Advertisement

4 Convicted in $9-Million Embezzlement Scheme

Share
Times Staff Writer

A government clerk and the sister of state Sen. Diane Watson (D-Los Angeles) were among four people convicted Thursday in a scheme to embezzle $9.5 million from the Department of Defense by issuing a phony federal check.

A federal jury convicted all four on six counts of conspiracy, computer fraud, mail fraud and theft. Three of the four were convicted on an additional count of transfer of stolen funds. The jury deadlocked on an additional perjury charge against Watson’s sister, Barbara Coleman of Los Angeles.
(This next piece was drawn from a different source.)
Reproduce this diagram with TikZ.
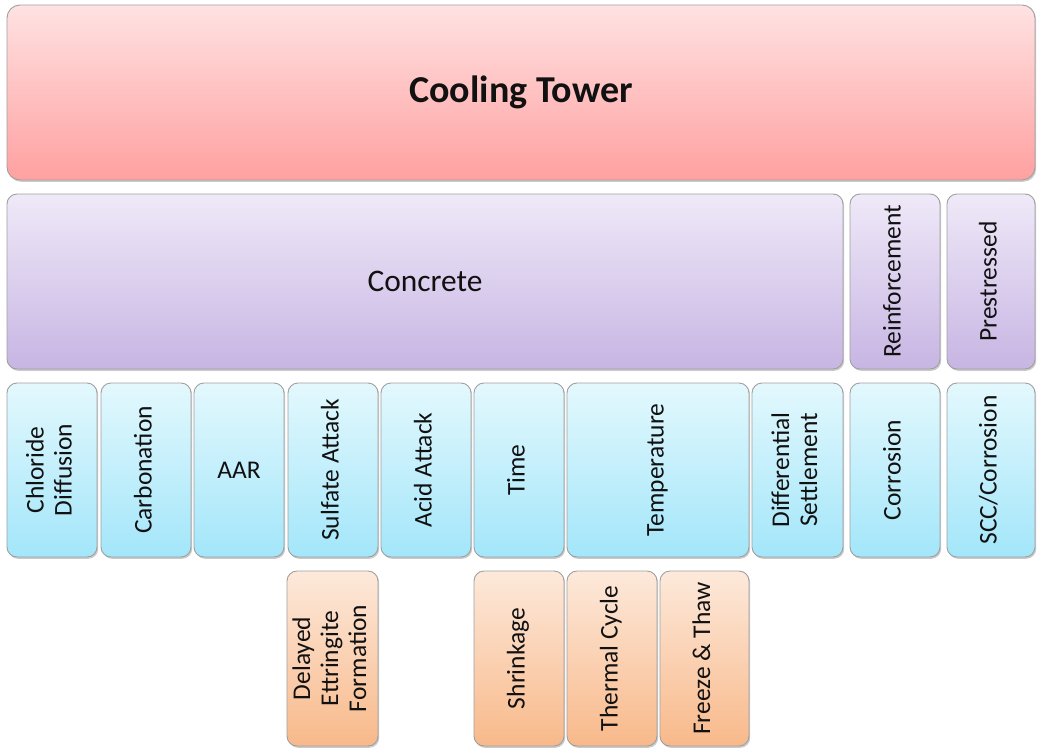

Coleman, 55, allegedly participated in the scheme to help pay off debts from a series of earlier fraudulent real estate transactions, according to Assistant U.S. Atty. William Fahey, who prosecuted the case.

Advertisement

“There’s no indication at all that Diane Watson was involved in either the prior fraudulent real estate transactions or in this $9.5 million,” Fahey said.

Defense Contractors

Government prosecutors presented evidence that the scheme began with Eunice Williams, a computer and customer relations clerk with the Defense Contract Administration Services Region facility in El Segundo, which disburses billions of dollars in government contract money to defense contractors throughout the western United States.
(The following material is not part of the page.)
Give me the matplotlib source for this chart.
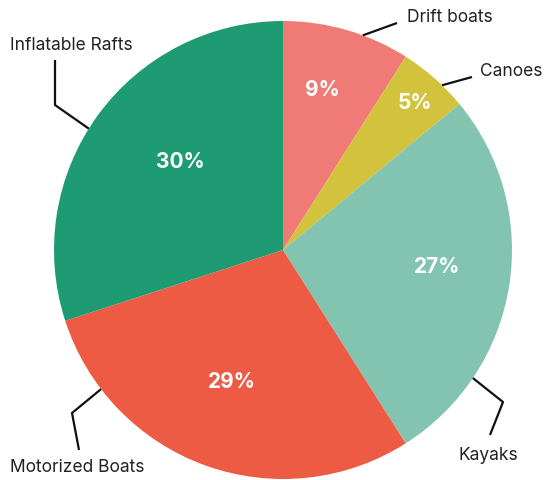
import matplotlib
matplotlib.use('Agg')
import matplotlib.pyplot as plt
import numpy as np

categories = ['Drift boats', 'Canoes', 'Kayaks', 'Motorized Boats', 'Inflatable Rafts']
shares = [9, 5, 27, 29, 30]
colors = ['#F07A75', '#D3C23B', '#82C4B0', '#EE5B45', '#1E9B72']

plt.rcParams['font.family'] = ['Inter', 'DejaVu Sans']

W, H = 550, 480
fig = plt.figure(figsize=(W / 100, H / 100), dpi=100)
ax = fig.add_axes([0, 0, 1, 1])

cx, cy, r = 283, H - 250, 229
wedges, _, autotexts = ax.pie(shares, colors=colors, startangle=90, counterclock=False,
                              center=(cx, cy), radius=r, autopct='%d%%', pctdistance=0.6,
                              wedgeprops=dict(linewidth=0),
                              textprops=dict(color='white', fontsize=15, fontweight='bold'))
# pie() resets the limits, so set them afterwards
ax.set_xlim(0, W)
ax.set_ylim(0, H)
ax.set_aspect('equal')
ax.axis('off')

# nudge percentage labels to match reference placement
pct_pos = {'Drift boats': (322, 90), 'Canoes': (415, 103), 'Kayaks': (437, 267),
           'Motorized Boats': (232, 382), 'Inflatable Rafts': (180, 162)}
for name, t in zip(categories, autotexts):
    x, y = pct_pos[name]
    t.set_position((x, H - y))
    t.set_ha('center')
    t.set_va('center')

# leader lines: anchor angle on the rim, extra points (image coords), text spot
leaders = {
    'Drift boats': (69.6, [(397, 23)], (407, 18), 'left'),
    'Canoes': (46, [(472, 77)], (480, 71), 'left'),
    'Kayaks': (-34, [(503, 402), (490, 435)], (488, 456), 'center'),
    'Motorized Boats': (-142.6, [(72, 413), (79, 450)], (10, 468), 'left'),
    'Inflatable Rafts': (148, [(55, 105), (55, 60)], (10, 45), 'left'),
}
for name in categories:
    ang, pts, (tx, ty), ha = leaders[name]
    a = np.deg2rad(ang)
    xs = [cx + r * np.cos(a)] + [p[0] for p in pts]
    ys = [cy + r * np.sin(a)] + [H - p[1] for p in pts]
    ax.plot(xs, ys, color='#111111', lw=1.6, solid_capstyle='butt')
    ax.text(tx, H - ty, name, ha=ha, va='center', fontsize=12.5, color='#222222')

fig.savefig('out.png', dpi=100)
Co-defendant Anderson Belvin, a friend of Williams, learned sometime in late 1986 that Williams had access to large sums of money through her job, and eventually acted as the middleman with the other defendants, Fahey said.
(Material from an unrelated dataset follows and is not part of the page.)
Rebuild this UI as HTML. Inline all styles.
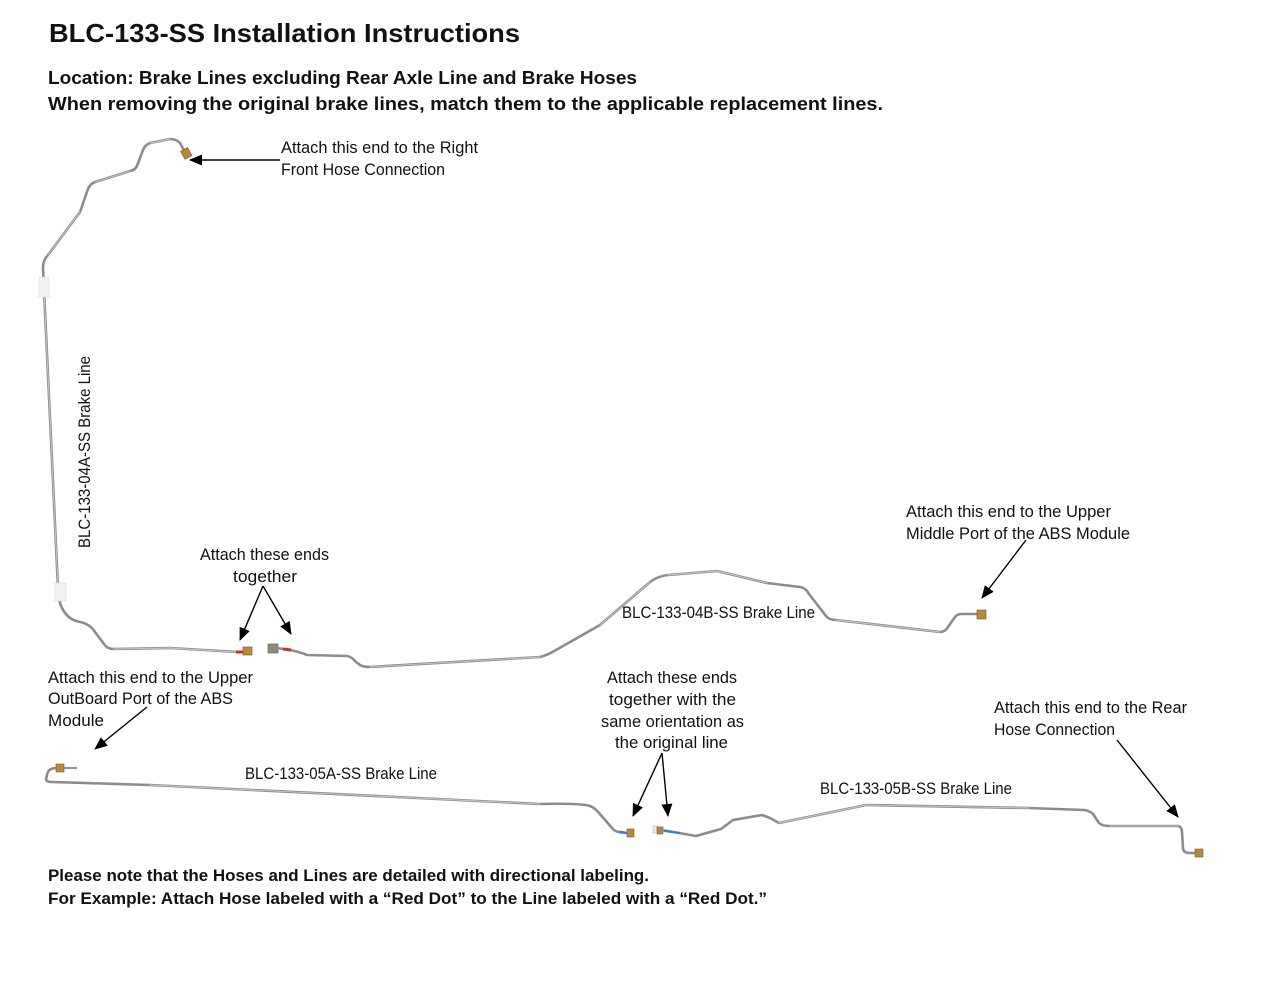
<!DOCTYPE html>
<html>
<head>
<meta charset="utf-8">
<style>
html,body{margin:0;padding:0;background:#fff;}
svg{display:block;}
text{font-family:"Liberation Sans",Arial,sans-serif;fill:#111;}
.t{font-size:16.5px;}
.b{font-weight:bold;}
.tube{fill:none;stroke:#8c8c8c;stroke-width:2.6;stroke-linejoin:round;stroke-linecap:round;}
.tubehi{fill:none;stroke:#c9c9c9;stroke-width:0.9;stroke-linejoin:round;stroke-linecap:round;}
.arr{stroke:#000;stroke-width:1.4;fill:none;}
.fit{fill:#b58a3c;stroke:#7a5a22;stroke-width:0.6;}
</style>
</head>
<body>
<svg width="1280" height="989" viewBox="0 0 1280 989" xmlns="http://www.w3.org/2000/svg">
<defs>
<marker id="ah" markerUnits="userSpaceOnUse" markerWidth="13" markerHeight="11" refX="12" refY="5.5" orient="auto">
<path d="M0,0 L13,5.5 L0,11 z" fill="#000"/>
</marker>
</defs>
<rect width="1280" height="989" fill="#fff"/>

<!-- Header -->
<text x="49" y="42" class="b" font-size="26" textLength="471" lengthAdjust="spacingAndGlyphs">BLC-133-SS Installation Instructions</text>
<text x="48" y="84" class="b" font-size="18" textLength="589" lengthAdjust="spacingAndGlyphs">Location: Brake Lines excluding Rear Axle Line and Brake Hoses</text>
<text x="48" y="110" class="b" font-size="18" textLength="835" lengthAdjust="spacingAndGlyphs">When removing the original brake lines, match them to the applicable replacement lines.</text>

<!-- Line 04A -->
<path class="tube" d="M186,154 L180,143 Q176,139 170,139 L150,143 Q145,145 143,150 L137,166 Q135,170 130,171 L95,182 Q90,184 88,189 L80,212 L48,255 Q43,260 43,268 L44,290 L58,588 Q58,600 62,608 Q68,620 80,622 Q90,624 95,632 L104,644 Q107,649 114,649 L170,648 L238,652"/>
<path class="tubehi" d="M170,139 L150,143 M130,171 L95,182 M80,212 L48,255 M44,290 L58,588 M114,649 L170,648 L236,652"/>
<rect x="39" y="277" width="10" height="20" fill="#f0f0f0" stroke="#ddd" stroke-width="0.5"/>
<rect x="55" y="583" width="11" height="18" fill="#f0f0f0" stroke="#ddd" stroke-width="0.5"/>
<rect x="182" y="149" width="8" height="9" class="fit" transform="rotate(-30 186 153)"/>
<line x1="236" y1="652" x2="244" y2="652" stroke="#d62a1f" stroke-width="3"/>
<rect x="243" y="647" width="9" height="8" class="fit"/>
<text class="t" transform="translate(90,548) rotate(-90)" textLength="192" lengthAdjust="spacingAndGlyphs">BLC-133-04A-SS Brake Line</text>

<!-- Line 04B -->
<rect x="268" y="644" width="10" height="9" fill="#8f8a7a" stroke="#555" stroke-width="0.6"/>
<path class="tube" d="M277,648 L290,650 Q300,652 307,655 L347,656 Q352,657 356,662 L360,665 Q363,667 370,667 L540,657 Q548,655 556,650 L600,625 L650,582 Q658,576 668,575 L717,571 L767,583 L800,587 Q806,588 809,594 L826,616 Q829,620 836,620 L940,632 Q945,632 948,627 L955,617 Q957,614 962,614 L978,614"/>
<path class="tubehi" d="M370,667 L540,657 M600,625 L650,582 M668,575 L717,571 L767,583 M836,620 L940,632"/>
<line x1="283" y1="649" x2="291" y2="650" stroke="#d62a1f" stroke-width="3"/>
<rect x="977" y="610" width="9" height="9" class="fit"/>

<!-- Line 05A -->
<line x1="64" y1="768" x2="77" y2="768" stroke="#9a9a9a" stroke-width="2.2"/>
<path class="tube" d="M57,768 Q48,768 47,775 L46,779 Q46,782 52,782 L150,785 L540,804 Q580,803 590,806 Q595,808 599,813 L612,828 Q615,832 620,832 L626,833"/>
<path class="tubehi" d="M150,785 L540,804"/>
<rect x="56" y="764" width="8" height="8" class="fit"/>
<line x1="619" y1="832" x2="627" y2="833" stroke="#3a7bd5" stroke-width="2.6"/>
<rect x="627" y="829" width="7" height="8" class="fit"/>

<!-- Line 05B -->
<rect x="653" y="826" width="5" height="7" fill="#e8e8e8" stroke="#aaa" stroke-width="0.5"/>
<rect x="657" y="827" width="6" height="7" class="fit"/>
<path class="tube" d="M662,830 L696,836 L721,829 L733,820 L762,815 L770,818 L779,823 L866,805 L1029,808 L1084,810 Q1092,811 1095,817 L1099,823 Q1102,826 1110,826 L1178,826 Q1182,827 1182,832 L1183,848 Q1183,853 1190,853 L1195,853"/>
<path class="tubehi" d="M779,823 L866,805 L1029,808 M1110,826 L1178,826"/>
<line x1="664" y1="831" x2="680" y2="833" stroke="#3a7bd5" stroke-width="2"/>
<rect x="1195" y="849" width="8" height="8" class="fit"/>

<!-- Annotations -->
<text x="281" y="153" class="t" textLength="197" lengthAdjust="spacingAndGlyphs">Attach this end to the Right</text>
<text x="281" y="175" class="t" textLength="164" lengthAdjust="spacingAndGlyphs">Front Hose Connection</text>
<line class="arr" x1="280" y1="160" x2="190" y2="160" marker-end="url(#ah)"/>

<text x="200" y="560" class="t" textLength="129" lengthAdjust="spacingAndGlyphs">Attach these ends</text>
<text x="233" y="582" class="t" textLength="64" lengthAdjust="spacingAndGlyphs">together</text>
<line class="arr" x1="263" y1="586" x2="240" y2="640" marker-end="url(#ah)"/>
<line class="arr" x1="263" y1="586" x2="291" y2="634" marker-end="url(#ah)"/>

<text x="906" y="517" class="t" textLength="205" lengthAdjust="spacingAndGlyphs">Attach this end to the Upper</text>
<text x="906" y="539" class="t" textLength="224" lengthAdjust="spacingAndGlyphs">Middle Port of the ABS Module</text>
<line class="arr" x1="1026" y1="540" x2="982" y2="598" marker-end="url(#ah)"/>

<text x="622" y="618" class="t" textLength="193" lengthAdjust="spacingAndGlyphs">BLC-133-04B-SS Brake Line</text>

<text x="48" y="683" class="t" textLength="205" lengthAdjust="spacingAndGlyphs">Attach this end to the Upper</text>
<text x="48" y="704" class="t" textLength="185" lengthAdjust="spacingAndGlyphs">OutBoard Port of the ABS</text>
<text x="48" y="726" class="t" textLength="56" lengthAdjust="spacingAndGlyphs">Module</text>
<line class="arr" x1="147" y1="707" x2="95" y2="749" marker-end="url(#ah)"/>

<text x="607" y="683" class="t" textLength="130" lengthAdjust="spacingAndGlyphs">Attach these ends</text>
<text x="609" y="705" class="t" textLength="127" lengthAdjust="spacingAndGlyphs">together with the</text>
<text x="601" y="727" class="t" textLength="143" lengthAdjust="spacingAndGlyphs">same orientation as</text>
<text x="615" y="748" class="t" textLength="113" lengthAdjust="spacingAndGlyphs">the original line</text>
<line class="arr" x1="662" y1="753" x2="633" y2="816" marker-end="url(#ah)"/>
<line class="arr" x1="662" y1="753" x2="668" y2="816" marker-end="url(#ah)"/>

<text x="994" y="713" class="t" textLength="193" lengthAdjust="spacingAndGlyphs">Attach this end to the Rear</text>
<text x="994" y="735" class="t" textLength="121" lengthAdjust="spacingAndGlyphs">Hose Connection</text>
<line class="arr" x1="1117" y1="740" x2="1178" y2="817" marker-end="url(#ah)"/>

<text x="245" y="779" class="t" textLength="192" lengthAdjust="spacingAndGlyphs">BLC-133-05A-SS Brake Line</text>
<text x="820" y="794" class="t" textLength="192" lengthAdjust="spacingAndGlyphs">BLC-133-05B-SS Brake Line</text>

<!-- Footer -->
<text x="48" y="881" class="b" font-size="17" textLength="601" lengthAdjust="spacingAndGlyphs">Please note that the Hoses and Lines are detailed with directional labeling.</text>
<text x="48" y="904" class="b" font-size="17" textLength="719" lengthAdjust="spacingAndGlyphs">For Example: Attach Hose labeled with a “Red Dot” to the Line labeled with a “Red Dot.”</text>
</svg>
</body>
</html>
Williams programmed the government computer and inputted information about a company that had been created by Coleman and another defendant, Wallace Medeiros, Fahey said. The computer cut a check in the amount of $9,469,348, which Coleman picked up and sent to Medeiros in Bellingham, Wash.

Medeiros attempted to cash the check on the following Monday. A bank vice president declined to cash it, but did allow Medeiros to deposit it in his account with a three-day hold placed on withdrawal of any funds. Bank officials began making inquiries about the check, and Medeiros was arrested when he came to make a withdrawal two days later.

Coleman, Medeiros and Belvin face a maximum of 35 years in prison and a $1.7-million fine. Williams faces 30 years in prison and a $1.5-million fine. U.S. District Judge Ronald Lew set sentencing for March 28.